Bigtable As Digital Twin: Benchmarking A Simple Download Status Digital Twin

As we continue our explorations of GCP's Bigtable as a digital twin storage fabric for our global video processing infrastructure, what does it look like to load a master inventory of videos into a Bigtable digital twin, along with a JSON payload for each that contains a range of status indicators and details needed for downstream processing?
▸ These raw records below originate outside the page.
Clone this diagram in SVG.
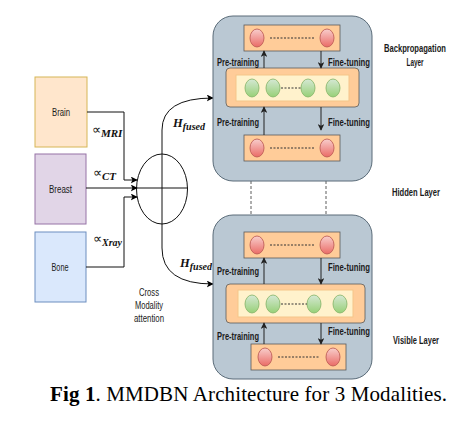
<svg xmlns="http://www.w3.org/2000/svg" width="472" height="442" viewBox="0 0 472 442">
<defs>
<linearGradient id="gRed" x1="0" y1="0" x2="0" y2="1"><stop offset="0" stop-color="#F8CECC"/><stop offset="1" stop-color="#EA6B66"/></linearGradient>
<linearGradient id="gGreen" x1="0" y1="0" x2="0" y2="1"><stop offset="0" stop-color="#D5E8D4"/><stop offset="1" stop-color="#97D077"/></linearGradient>
<marker id="arr" viewBox="0 0 10 10" refX="9" refY="5" markerWidth="7" markerHeight="7" markerUnits="userSpaceOnUse" orient="auto"><path d="M0,0 L10,5 L0,10 L2.5,5 Z" fill="#000"/></marker>
<marker id="arrS" viewBox="0 0 10 10" refX="9" refY="5" markerWidth="6.5" markerHeight="6.5" markerUnits="userSpaceOnUse" orient="auto"><path d="M0,0 L10,5 L0,10 L2.5,5 Z" fill="#222"/></marker>
</defs>
<style>
.lbl{font-family:"Liberation Sans Narrow","Liberation Sans",Arial,sans-serif;font-size:11px;fill:#1a1a1a}
.b{font-weight:bold}
.panel{fill:#BAC8D3;stroke:#5A6B78;stroke-width:1}
.obox{fill:#FFCC99;stroke:#5A5A5A;stroke-width:0.8}
.ibox{fill:#FFF2CC;stroke:#F5C58A;stroke-width:1}
.red{fill:url(#gRed);stroke:#B85450;stroke-width:0.8}
.grn{fill:url(#gGreen);stroke:#82B366;stroke-width:0.8}
.dot{stroke:#333;stroke-width:1;stroke-dasharray:2 1.5;fill:none}
.ln{stroke:#111;stroke-width:1;fill:none}
.arl{stroke:#222;stroke-width:1;fill:none;marker-end:url(#arrS)}
.math{font-family:"Liberation Serif","Times New Roman",serif;fill:#111}
</style>
<rect width="472" height="442" fill="#fff"/>

<g id="brain"><rect x="35" y="77" width="52" height="70" fill="#FFE6CC" stroke="#D6B656" stroke-width="1"/><text class="lbl" x="61" y="116" text-anchor="middle" textLength="18" lengthAdjust="spacingAndGlyphs">Brain</text></g>
<g id="breast"><rect x="35" y="154" width="51" height="70" fill="#E1D5E7" stroke="#9673A6" stroke-width="1"/><text class="lbl" x="60.5" y="193" text-anchor="middle" textLength="23" lengthAdjust="spacingAndGlyphs">Breast</text></g>
<g id="bone"><rect x="35" y="232" width="51" height="70" fill="#DAE8FC" stroke="#6C8EBF" stroke-width="1"/><text class="lbl" x="60" y="271" text-anchor="middle" textLength="17" lengthAdjust="spacingAndGlyphs">Bone</text></g>

<g id="attention">
<ellipse cx="162" cy="189" rx="25.5" ry="35" fill="none" stroke="#111" stroke-width="1"/>
<line x1="137" y1="188" x2="188" y2="188" class="ln"/>
<text class="lbl" x="149" y="296" text-anchor="middle" textLength="20" lengthAdjust="spacingAndGlyphs">Cross</text>
<text class="lbl" x="149" y="309" text-anchor="middle" textLength="28" lengthAdjust="spacingAndGlyphs">Modality</text>
<text class="lbl" x="149" y="322" text-anchor="middle" textLength="30" lengthAdjust="spacingAndGlyphs">attention</text>
</g>

<g id="connectors">
<path d="M87,112 H124 V180 H137" class="ln" marker-end="url(#arr)"/>
<path d="M86,188 H137" class="ln" marker-end="url(#arr)"/>
<path d="M86,267 H124 V197 H137" class="ln" marker-end="url(#arr)"/>
<path d="M162,224 V154 M162,154 V130 Q162,98 213,98" class="ln" marker-end="url(#arr)"/>
<path d="M162,224 V248 Q162,284 213,284" class="ln" marker-end="url(#arr)"/>
<line x1="251" y1="181" x2="251" y2="215" stroke="#333" stroke-width="0.8" stroke-dasharray="3 2"/>
<line x1="326" y1="181" x2="326" y2="215" stroke="#333" stroke-width="0.8" stroke-dasharray="3 2"/>
</g>

<g id="alpha-labels">
<text class="math" x="92" y="134" font-size="13">∝<tspan font-weight="bold" font-style="italic" font-size="11" dy="3">MRI</tspan></text>
<text class="math" x="93" y="177" font-size="13">∝<tspan font-weight="bold" font-style="italic" font-size="11" dy="3">CT</tspan></text>
<text class="math" x="93" y="243" font-size="13">∝<tspan font-weight="bold" font-style="italic" font-size="10" dy="3">Xray</tspan></text>
<text class="math" x="173" y="127" font-size="12.5" font-weight="bold" font-style="italic">H<tspan font-size="10" dy="3">fused</tspan></text>
<text class="math" x="180" y="267" font-size="12.5" font-weight="bold" font-style="italic">H<tspan font-size="10" dy="3">fused</tspan></text>
</g>

<g id="top-panel">
<rect class="panel" x="213" y="16" width="159" height="165" rx="20"/>
<rect class="obox" x="244" y="25" width="96" height="26"/>
<ellipse class="red" cx="257" cy="38" rx="7" ry="9"/><ellipse class="red" cx="327" cy="38" rx="7" ry="9"/>
<line class="dot" x1="270" y1="38" x2="314" y2="38"/>
<rect class="obox" x="226" y="68" width="133" height="39" rx="4"/>
<rect class="ibox" x="236" y="75" width="113" height="26"/>
<ellipse class="grn" cx="252" cy="88" rx="7" ry="9"/><ellipse class="grn" cx="273" cy="88" rx="7" ry="9"/>
<ellipse class="grn" cx="308" cy="88" rx="7" ry="9"/><ellipse class="grn" cx="333" cy="88" rx="7" ry="9"/>
<line class="dot" x1="281" y1="88" x2="301" y2="88"/>
<rect class="obox" x="244" y="135" width="96" height="26"/>
<ellipse class="red" cx="257" cy="148" rx="7" ry="9"/><ellipse class="red" cx="327" cy="148" rx="7" ry="9"/>
<line class="dot" x1="270" y1="148" x2="314" y2="148"/>
<path class="arl" d="M264,68 V51"/><path class="arl" d="M321,51 V68"/>
<path class="arl" d="M264,135 V107"/><path class="arl" d="M321,107 V130"/>
<text class="lbl b" x="217" y="66" textLength="42" lengthAdjust="spacingAndGlyphs">Pre-training</text>
<text class="lbl b" x="328" y="66" textLength="42" lengthAdjust="spacingAndGlyphs">Fine-tuning</text>
<text class="lbl b" x="217" y="126" textLength="42" lengthAdjust="spacingAndGlyphs">Pre-training</text>
<text class="lbl b" x="328" y="126" textLength="42" lengthAdjust="spacingAndGlyphs">Fine-tuning</text>
</g>

<g id="bottom-panel">
<rect class="panel" x="213" y="215" width="159" height="164" rx="20"/>
<rect class="obox" x="244" y="232" width="96" height="26"/>
<ellipse class="red" cx="257" cy="245" rx="7" ry="9"/><ellipse class="red" cx="327" cy="245" rx="7" ry="9"/>
<line class="dot" x1="270" y1="245" x2="314" y2="245"/>
<rect class="obox" x="226" y="284" width="139" height="39" rx="4"/>
<rect class="ibox" x="238" y="290" width="115" height="27"/>
<ellipse class="grn" cx="252" cy="304" rx="7" ry="9"/><ellipse class="grn" cx="273" cy="304" rx="7" ry="9"/>
<ellipse class="grn" cx="314" cy="304" rx="7" ry="9"/><ellipse class="grn" cx="340" cy="304" rx="7" ry="9"/>
<line class="dot" x1="281" y1="304" x2="307" y2="304"/>
<rect class="obox" x="251" y="344" width="95" height="26"/>
<ellipse class="red" cx="265" cy="357" rx="7" ry="9"/><ellipse class="red" cx="333" cy="357" rx="7" ry="9"/>
<line class="dot" x1="278" y1="357" x2="320" y2="357"/>
<path class="arl" d="M264,284 V258"/><path class="arl" d="M321,258 V284"/>
<path class="arl" d="M264,344 V323"/><path class="arl" d="M321,323 V344"/>
<text class="lbl b" x="217" y="275" textLength="42" lengthAdjust="spacingAndGlyphs">Pre-training</text>
<text class="lbl b" x="328" y="271" textLength="42" lengthAdjust="spacingAndGlyphs">Fine-tuning</text>
<text class="lbl b" x="217" y="340" textLength="42" lengthAdjust="spacingAndGlyphs">Pre-training</text>
<text class="lbl b" x="328" y="335" textLength="42" lengthAdjust="spacingAndGlyphs">Fine-tuning</text>
</g>

<g id="layer-labels">
<text class="lbl b" x="415" y="52" text-anchor="middle" textLength="62" lengthAdjust="spacingAndGlyphs">Backpropagation</text>
<text class="lbl b" x="415" y="66" text-anchor="middle" textLength="17" lengthAdjust="spacingAndGlyphs">Layer</text>
<text class="lbl b" x="416" y="196" text-anchor="middle" textLength="48" lengthAdjust="spacingAndGlyphs">Hidden Layer</text>
<text class="lbl b" x="416" y="344" text-anchor="middle" textLength="46" lengthAdjust="spacingAndGlyphs">Visible Layer</text>
</g>

<text x="50" y="401" font-family="'Liberation Serif','Times New Roman',serif" font-size="21" fill="#000" textLength="397" lengthAdjust="spacing"><tspan font-weight="bold">Fig 1</tspan>. MMDBN Architecture for 3 Modalities.</text>
</svg>
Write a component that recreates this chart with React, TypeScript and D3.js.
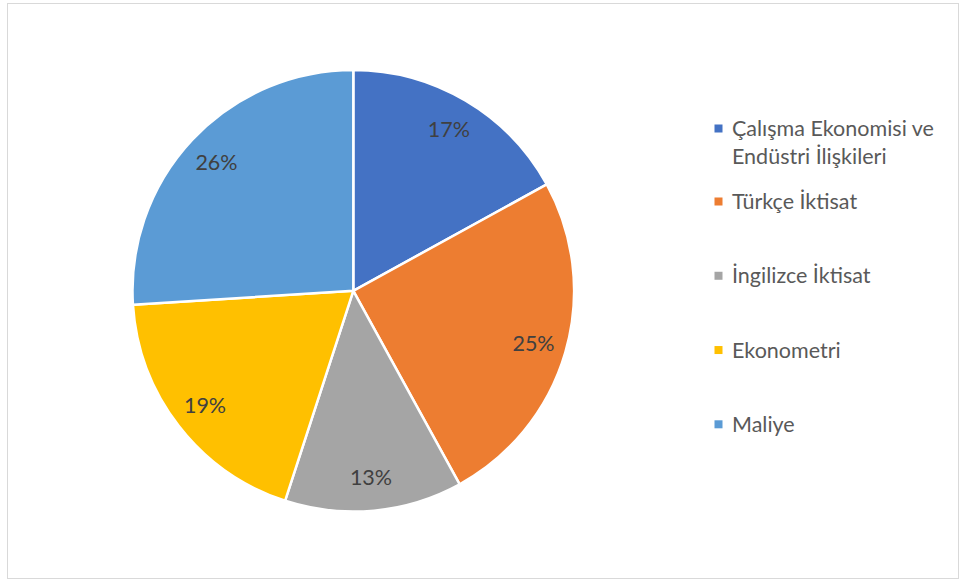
import React from "react";
import * as d3 from "d3";

const categories = [
  "Çalışma Ekonomisi ve Endüstri İlişkileri",
  "Türkçe İktisat",
  "İngilizce İktisat",
  "Ekonometri",
  "Maliye",
];
const values = [17, 25, 13, 19, 26];
const colors = ["#4472C4", "#ED7D31", "#A5A5A5", "#FFC000", "#5B9BD5"];

const W = 959;
const H = 581;
const FONT = "Lato, 'Open Sans', sans-serif";
const FS = 21.5;

function wrap(text: string, maxW: number): string[] {
  const c = document.createElement("canvas").getContext("2d");
  if (!c) return [text];
  c.font = `${FS}px ${FONT}`;
  const words = text.split(" ");
  const lines: string[] = [];
  let cur = "";
  for (const w of words) {
    const t = cur ? cur + " " + w : w;
    if (c.measureText(t).width > maxW && cur) {
      lines.push(cur);
      cur = w;
    } else cur = t;
  }
  if (cur) lines.push(cur);
  return lines;
}

export default function App() {
  const cx = 353.3;
  const cy = 290.8;
  const r = 220.8;
  const total = d3.sum(values);
  const pie = d3.pie<number>().sort(null).value((d) => d)(values);
  const arc = d3.arc<d3.PieArcDatum<number>>().innerRadius(0).outerRadius(r);
  const labelArc = d3
    .arc<d3.PieArcDatum<number>>()
    .innerRadius(r * 0.85)
    .outerRadius(r * 0.85);
  const fmt = d3.format(".0%");

  const legendY = d3.scalePoint<number>().domain(d3.range(1, categories.length)).range([201.5, 424.3]);
  const legendRows = categories.map((c, i) => ({
    name: c,
    lines: wrap(c, 222),
    y: i === 0 ? 128.5 : (legendY(i) as number),
  }));

  return (
    <svg
      width={W}
      height={H}
      style={{ position: "absolute", left: 0, top: 0, background: "#fff" }}
      fontFamily={FONT}
    >
      <rect x={7.5} y={3.5} width={951} height={575} fill="#fff" stroke="#D9D9D9" strokeWidth={1} />
      <g transform={`translate(${cx},${cy})`}>
        {pie.map((p, i) => (
          <path key={i} d={arc(p) || ""} fill={colors[i]} stroke="#fff" strokeWidth={2.5} strokeLinejoin="round" />
        ))}
        {pie.map((p, i) => {
          const [x, y] = labelArc.centroid(p);
          return (
            <text key={i} x={x} y={y} dy="0.35em" textAnchor="middle" fontSize={FS} fill="#404040">
              {fmt(p.data / total)}
            </text>
          );
        })}
      </g>
      <g>
        {legendRows.map((row, i) => (
          <g key={i}>
            <rect x={714.5} y={row.y - 4} width={8} height={8} fill={colors[i]} />
            <text x={732} y={row.y} fontSize={FS} fill="#595959">
              {row.lines.map((l, j) => (
                <tspan key={j} x={732} dy={j === 0 ? "0.35em" : 28}>
                  {l}
                </tspan>
              ))}
            </text>
          </g>
        ))}
      </g>
    </svg>
  );
}
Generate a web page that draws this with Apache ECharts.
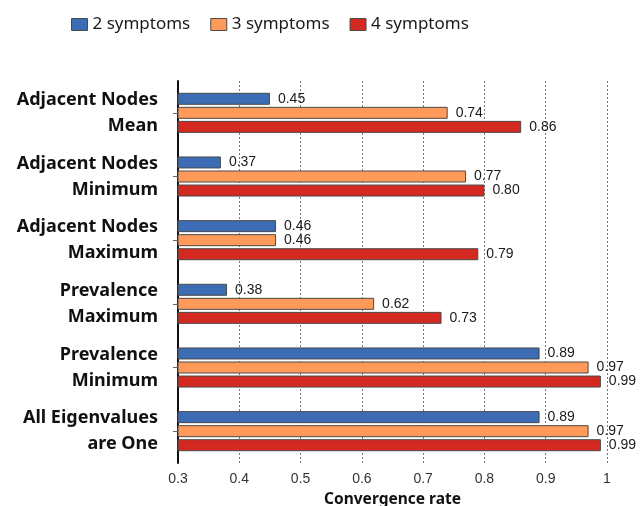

We'll start by creating a new table on a brand-new single-node Bigtable SSD instance. Then we take our master inventory list of 6.8M videos and associated details such as file format, status and other key operational details and shard it into 200 even files collectively totaling 750MB of JSON, then use GNU parallel to upload all 200 shards in parallel to our node. We use the Bigtable Python bindings and check the existence of each row before inserting, adding additional overhead. In all, this workflow took 12m48s on a 64-core N1 VM colocated in the same region as the Bigtable instance, while the table scan exact row counter using the CBT CLI for verification during testing takes 1m7s:

cbt -instance [MYINSTANCE] createtable iatv_digtwin1
cbt -instance [MYINSTANCE] createfamily iatv_digtwin1 cf
rm *shard*; rm *.txt; split -n 200 -d INVENTORY.JSON INVENTORY.shard.; wc -l *
time find *shard* | parallel --eta -j 200 "python3 ./insert.py --project-id [MYPROJ] --instance-id [MYINSTANCE] --table-id digitaltwin --input-file {} --output-file {}.results.json --overwrite yes > /dev/null 2>&1"&
time cbt -instance [MYINSTANCE] read digitaltwin | grep cf:DOWN | wc -l

Now let's request all videos from a given day to compare our current inventory against the available inventory to identify videos that have not yet been downloaded or encountered errors. This takes just 0.76s to return not just the list of matching rows, but their columnar data as well. To allow for date-based prefix searching, we prepend each unique video identifier with its capture date ala "YYYYMMDD.ID":

>time cbt -instance [MYINSTANCE] read digitaltwin prefix="20240601" > ./out.json; grep stat out.json | wc -l
1215

Now let's look at a larger prefix scan, compiling a list of all videos and their statuses from the entire month of June 2011. This takes just 0.97s to return 29,776 rows totaling 6.2MB of JSON:

>time cbt -instance [MYINSTANCE] read digitaltwin prefix="201106" > ./out.json; grep stat out.json | wc -l
29776

Overall, Bigtable offers extremely performant and scalable digital twin capabilities.